So lately I have been developing an internal training course to help educate our internal technical field on our soon to be released Operations Manager 2007 (MOMv3 for those that are old-school) and although it has many great new features such as the ability to do 'true' service health monitoring (including easier to configure 'end-user perspective' monitoring), ability to monitor OS/Office crashes on desktops, security audit collection (of course you can do this today but good luck with the size of your OnePoint DB if you turn these rules on in MOM 2005!), and many others, there are two lesser publicized feautres that I believe many EDU customers will really like...

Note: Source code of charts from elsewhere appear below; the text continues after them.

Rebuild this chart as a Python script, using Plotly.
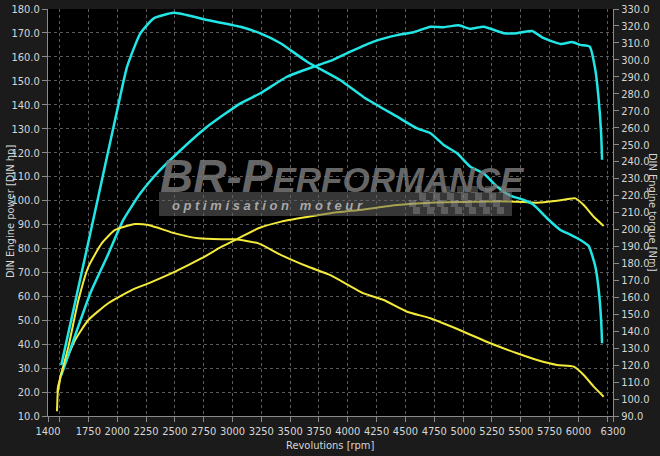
import plotly.graph_objects as go

# ---------------- data ----------------
tuned_torque_rpm = [1515, 1768, 1912, 1999, 2086, 2201, 2317, 2490, 2600, 2780, 3069, 3242, 3416, 3647,
                    3936, 4138, 4428, 4601, 4717, 4832, 4948, 5063, 5179, 5295, 5410, 5526, 5613,
                    5728, 5844, 5930, 6017, 6089, 6147, 6176, 6197, 6205]
tuned_torque_nm = [120, 198, 243, 270, 296, 315.6, 324.5, 327.8, 326.5, 323.5, 319.5, 315.6, 309.8, 298.9,
                   288, 278, 266.5, 259.6, 256.7, 249.8, 244.9, 237, 233, 225.2, 220, 217.4, 214.4,
                   206.6, 199.7, 197, 193.8, 190.2, 178, 164.3, 146.6, 132.9]

tuned_power_rpm = [1515, 1768, 1912, 2053, 2201, 2346, 2490, 2780, 3069, 3242, 3473, 3704, 3849, 4022,
                   4224, 4428, 4571, 4717, 4832, 4962, 5063, 5179, 5353, 5468, 5598, 5699, 5844,
                   5945, 6017, 6098, 6147, 6176, 6197, 6205]
tuned_power_hp = [27, 61.4, 76.5, 91.9, 103, 111.4, 118.3, 130.8, 140.6, 144.8, 151.7, 155.9, 158.3, 162.2,
                  166.4, 169.1, 170.3, 172.6, 172.4, 173.2, 171.7, 172.6, 169.9, 169.9, 170.8, 167.8, 165.4,
                  166.2, 165, 164.3, 154.5, 142, 128.1, 117]

stock_torque_rpm = [1482, 1487, 1577, 1664, 1750, 1866, 1982, 2155, 2271, 2502, 2704, 2906, 3022, 3225,
                    3423, 3658, 3849, 4138, 4311, 4514, 4716, 5005, 5237, 5468, 5642, 5815, 5960,
                    6046, 6133, 6219]
stock_torque_nm = [104, 107.3, 130.9, 158.4, 178, 191.8, 199.7, 203.2, 202.6, 197.7, 194.8, 194.2, 194.2, 191.8,
                   184.9, 178, 173.1, 162.3, 158.4, 151.5, 147.6, 139.7, 132.9, 127, 123, 120.1, 119.1,
                   114.2, 107.3, 101.4]

stock_power_rpm = [1478, 1485, 1500, 1515, 1635, 1750, 1923, 2126, 2271, 2502, 2733, 2906, 3051, 3225,
                   3423, 3658, 3849, 4138, 4428, 4717, 5005, 5295, 5526, 5642, 5815, 5974, 6046,
                   6133, 6219]
stock_power_hp = [12, 20, 24, 27.8, 41.7, 50.1, 57.1, 62.6, 65.4, 70.3, 75.9, 80.7, 84.2, 88.4,
                  91.2, 93.2, 94.7, 96.3, 98.1, 99.1, 99.4, 99.7, 99.4, 99.1, 99.9, 100.9, 98.1,
                  93.2, 89.4]

x_tickvals = [1400, 1500, 1750, 2000, 2250, 2500, 2750, 3000, 3250, 3500, 3750, 4000, 4250,
              4500, 4750, 5000, 5250, 5500, 5750, 6000, 6250, 6300]
x_ticktext = ["1400", "", "1750", "2000", "2250", "2500", "2750", "3000", "3250", "3500", "3750",
              "4000", "4250", "4500", "4750", "5000", "5250", "5500", "5750", "6000", "", "6300"]

# ---------------- styling ----------------
W, H = 660, 456
ML, MR, MT, MB = 48, 47, 9, 40
PW, PH = W - ML - MR, H - MT - MB
FONT = "Liberation Sans Narrow, DejaVu Sans Condensed, Roboto, sans-serif"
CYAN = "#22e6e6"
YELLOW = "#f4ea3a"
TXT = "#d6d6d6"
GRID = "#5a5a5a"


def px(x):
    return (x - ML) / PW


def py(y):
    return 1 - (y - MT) / PH


fig = go.Figure()
fig.add_trace(go.Scatter(x=stock_power_rpm, y=stock_power_hp, mode="lines",
                         line=dict(color=YELLOW, width=2, shape="spline", smoothing=0.5),
                         yaxis="y", hoverinfo="skip"))
fig.add_trace(go.Scatter(x=stock_torque_rpm, y=stock_torque_nm, mode="lines",
                         line=dict(color=YELLOW, width=2, shape="spline", smoothing=0.5),
                         yaxis="y2", hoverinfo="skip"))
fig.add_trace(go.Scatter(x=tuned_power_rpm, y=tuned_power_hp, mode="lines",
                         line=dict(color=CYAN, width=2.5, shape="spline", smoothing=0.5),
                         yaxis="y", hoverinfo="skip"))
fig.add_trace(go.Scatter(x=tuned_torque_rpm, y=tuned_torque_nm, mode="lines",
                         line=dict(color=CYAN, width=2.5, shape="spline", smoothing=0.5),
                         yaxis="y2", hoverinfo="skip"))

axis_common = dict(tickfont=dict(family=FONT, size=11, color=TXT), ticks="outside", ticklen=5,
                   tickcolor="#8a8a8a", linecolor="#8a8a8a", showline=True, zeroline=False,
                   automargin=False)

fig.update_layout(
    width=W, height=H,
    margin=dict(l=ML, r=MR, t=MT, b=MB, autoexpand=False),
    paper_bgcolor="#1b1b1b", plot_bgcolor="#000000",
    showlegend=False,
    xaxis=dict(range=[1400, 6300], tickvals=x_tickvals, ticktext=x_ticktext,
               showgrid=True, gridcolor=GRID, griddash="dot", gridwidth=1, **axis_common),
    yaxis=dict(range=[10, 180], dtick=10, tick0=10, tickformat=".1f",
               showgrid=True, gridcolor=GRID, griddash="dot", gridwidth=1, **axis_common),
    yaxis2=dict(range=[90, 330], dtick=10, tick0=90, tickformat=".1f", overlaying="y", side="right",
                showgrid=False, **axis_common),
)

# axis titles
fig.add_annotation(text="DIN Engine power [DIN hp]", xref="paper", yref="paper",
                   x=px(10), y=py(212), textangle=-90, showarrow=False,
                   xanchor="center", yanchor="middle",
                   font=dict(family=FONT, size=11, color=TXT))
fig.add_annotation(text="DIN Engine torque [Nm]", xref="paper", yref="paper",
                   x=px(653), y=py(212), textangle=90, showarrow=False,
                   xanchor="center", yanchor="middle",
                   font=dict(family=FONT, size=11, color=TXT))
fig.add_annotation(text="Revolutions [rpm]", xref="paper", yref="paper",
                   x=px(330), y=py(445), showarrow=False,
                   xanchor="center", yanchor="middle",
                   font=dict(family=FONT, size=11, color=TXT))

# watermark logo
fig.add_shape(type="rect", xref="paper", yref="paper", x0=px(159), x1=px(512), y0=py(216), y1=py(192),
              fillcolor="rgba(100,100,100,0.55)", line=dict(width=0), layer="above")
# checkered flag (decoration)
sq = 7
for r in range(4):
    for c in range(14):
        if (r + c) % 2 == 0:
            x0 = 415 + c * sq - r * 3
            y0 = 186 + r * sq
            fig.add_shape(type="rect", xref="paper", yref="paper",
                          x0=px(x0), x1=px(x0 + sq), y0=py(y0 + sq), y1=py(y0),
                          fillcolor="rgba(170,170,170,0.35)", line=dict(width=0), layer="above")
fig.add_annotation(text="<b><i>BR-P<span style='font-size:35px'>ERFORMANCE</span></i></b>",
                   xref="paper", yref="paper", x=px(158), y=py(176), xanchor="left", yanchor="middle",
                   showarrow=False, font=dict(family="Liberation Sans, Arial", size=46,
                                               color="rgba(120,120,120,0.85)"))
fig.add_annotation(text="<b><i>o p t i m i s a t i o n &nbsp; m o t e u r</i></b>",
                   xref="paper", yref="paper", x=px(170), y=py(205), xanchor="left", yanchor="middle",
                   showarrow=False, font=dict(family="Liberation Sans, Arial", size=13,
                                               color="rgba(190,190,190,0.85)"))

fig.write_html("out.html", config={"displayModeBar": False, "staticPlot": True},
               post_script="document.body.style.margin='0px';document.body.style.padding='0px';"
                           "document.body.style.background='#1b1b1b';")
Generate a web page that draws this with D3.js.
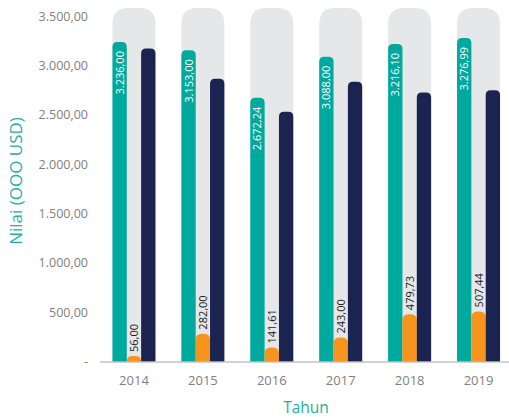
<!DOCTYPE html>
<html>
<head>
<meta charset="utf-8">
<script src="https://cdn.jsdelivr.net/npm/d3@7"></script>
<style>
  html, body { margin: 0; padding: 0; background: #fff; }
  svg { display: block; font-family: "Open Sans", "Noto Sans", sans-serif; }
</style>
</head>
<body>
<svg id="chart" width="509" height="417"></svg>
<script>
// Export values per year (thousand USD)
const years = ["2014", "2015", "2016", "2017", "2018", "2019"];
const tealValues = [3236.00, 3153.00, 2672.24, 3088.00, 3216.10, 3276.99];
const orangeValues = [56.00, 282.00, 141.61, 243.00, 479.73, 507.44];
const navyValues = [3170, 2864, 2529, 2834, 2726, 2749];
const yTicks = [0, 500, 1000, 1500, 2000, 2500, 3000, 3500];
const backgroundValue = 3580;

const colors = { teal: "#00a99d", orange: "#f7941d", navy: "#1b2351", bg: "#e6e7e9", axis: "#a6a6a6", tick: "#808080", title: "#1bb0a3" };

const svg = d3.select("#chart");
const x = d3.scaleBand().domain(years).range([99.5, 513]).paddingInner(0.376).paddingOuter(0.188);
const y = d3.scaleLinear().domain([0, 3500]).range([361.5, 16]);

const loc = d3.formatLocale({ decimal: ",", thousands: ".", grouping: [3], currency: ["", ""] });
const fmt = loc.format(",.2f");

// Path of a bar with rounded top corners
function topRounded(x0, w, yTop, yBase, r) {
  r = Math.min(r, w / 2, Math.max(0, yBase - yTop));
  return `M${x0},${yBase}V${yTop + r}Q${x0},${yTop} ${x0 + r},${yTop}H${x0 + w - r}Q${x0 + w},${yTop} ${x0 + w},${yTop + r}V${yBase}Z`;
}

const rows = years.map((yr, i) => ({ yr, teal: tealValues[i], orange: orangeValues[i], navy: navyValues[i] }));
const bw = x.bandwidth();
const sub = bw / 3;

// Grey backdrop
svg.append("g").selectAll("path").data(rows).join("path")
  .attr("fill", colors.bg)
  .attr("d", d => topRounded(x(d.yr), bw, y(backgroundValue), y(0), 16));

// Series bars
const series = [
  { key: "teal", idx: 0, r: 5 },
  { key: "orange", idx: 1, r: 6 },
  { key: "navy", idx: 2, r: 5 }
];
series.forEach(s => {
  svg.append("g").selectAll("path").data(rows).join("path")
    .attr("fill", colors[s.key])
    .attr("d", d => topRounded(x(d.yr) + sub * s.idx, sub, y(d[s.key]), y(0), s.r));
});

// Axes
const yAxis = d3.axisLeft(y).tickValues(yTicks).tickSize(0).tickPadding(11)
  .tickFormat(v => v === 0 ? "-" : fmt(v));
const gy = svg.append("g").attr("transform", "translate(99,0)").call(yAxis);
gy.select(".domain").remove();
gy.selectAll("text").attr("fill", colors.tick).style("font-size", "12.5px").style("font-family", "'Open Sans', sans-serif");

const gx = svg.append("g").attr("transform", `translate(0,${y(0)})`)
  .call(d3.axisBottom(x).tickSize(0).tickSizeOuter(0).tickPadding(14));
gx.select(".domain").attr("stroke", colors.axis).attr("stroke-width", 1.2);
gx.selectAll("text").attr("fill", colors.tick).style("font-size", "13px").style("font-family", "'Open Sans', sans-serif");

// Value labels
svg.append("g").selectAll("text").data(rows).join("text")
  .attr("transform", d => `translate(${x(d.yr) + sub * 0.5 + 4},${y(d.teal) + 9}) rotate(-90)`)
  .attr("text-anchor", "end")
  .attr("fill", "#fff")
  .style("font-size", "11px")
  .text(d => fmt(d.teal));

svg.append("g").selectAll("text").data(rows).join("text")
  .attr("transform", d => `translate(${x(d.yr) + sub * 1.5 + 4},${y(d.orange) - 4}) rotate(-90)`)
  .attr("text-anchor", "start")
  .attr("fill", "#1a1a1a")
  .style("font-size", "11px")
  .text(d => fmt(d.orange));

// Axis titles
svg.append("text")
  .attr("transform", "translate(22,181) rotate(-90)")
  .attr("text-anchor", "middle")
  .attr("fill", colors.title)
  .style("font-size", "17px")
  .text("Nilai (OOO USD)");

svg.append("text")
  .attr("x", 306).attr("y", 413)
  .attr("text-anchor", "middle")
  .attr("fill", colors.title)
  .style("font-size", "15.5px")
  .text("Tahun");
</script>
</body>
</html>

The first is the ability to set up OpsMgr 2007 to where new agents within an AD domain will be able to 'discover' their proper configuration automatically such as which Management Group to be a part of, who the primary (and secondaries for fallback) management servers are supposed to be, etc. Once set up, all that is required on the agent in is to have the service installed and started - OpsMgr 2007 takes care of the rest automagically. In delegated shops that share the same forests but centralize their monitoring, or vice versa, or something in between (something in between defines most of the customers I deal with!), this simplifies things greatly as when servers come and go from the environment, all that needs to be done is to have the server join AD and the OpsMgr agent started. This auto configuration will become especially important as OpsMgr 2007 is now better suited to fully monitor desktops.
The second is an introduction of a new role called the Gateway Server. A Gateway Server act as a proxy for those agents that may reside on the other side of a firewall (DMZ network, etc.), and/or are not part of the same trusted AD forest as the MOM implementation. Now in MOM 2005 today, you could allow untrusted systems on the other side of a FW into your MOM system, but you had to do it at the expense of turning off mutual auth. completely for everything AND you needed to set up FW rules for each and every server on the other side of the FW to allow the encrypted communication channel between the Management Server and the servers in the protected network. With the Gateway Server, you can apply certificates that allow you to communicate securely to these untrusted targets as well as position the Gateway Server on the same network as the protected servers thereby relieving the need for all those FW rules - you just need one rule to allow communication between the MS and the GS and that is it!
SCOM 2007 beta 2 is the worst MS's beta i have seen.
ACS is interesting... archiving feature. ACS doesn't provide Alerts, Events or Notifications. It doesn't give us the ability to monitor Security Logs.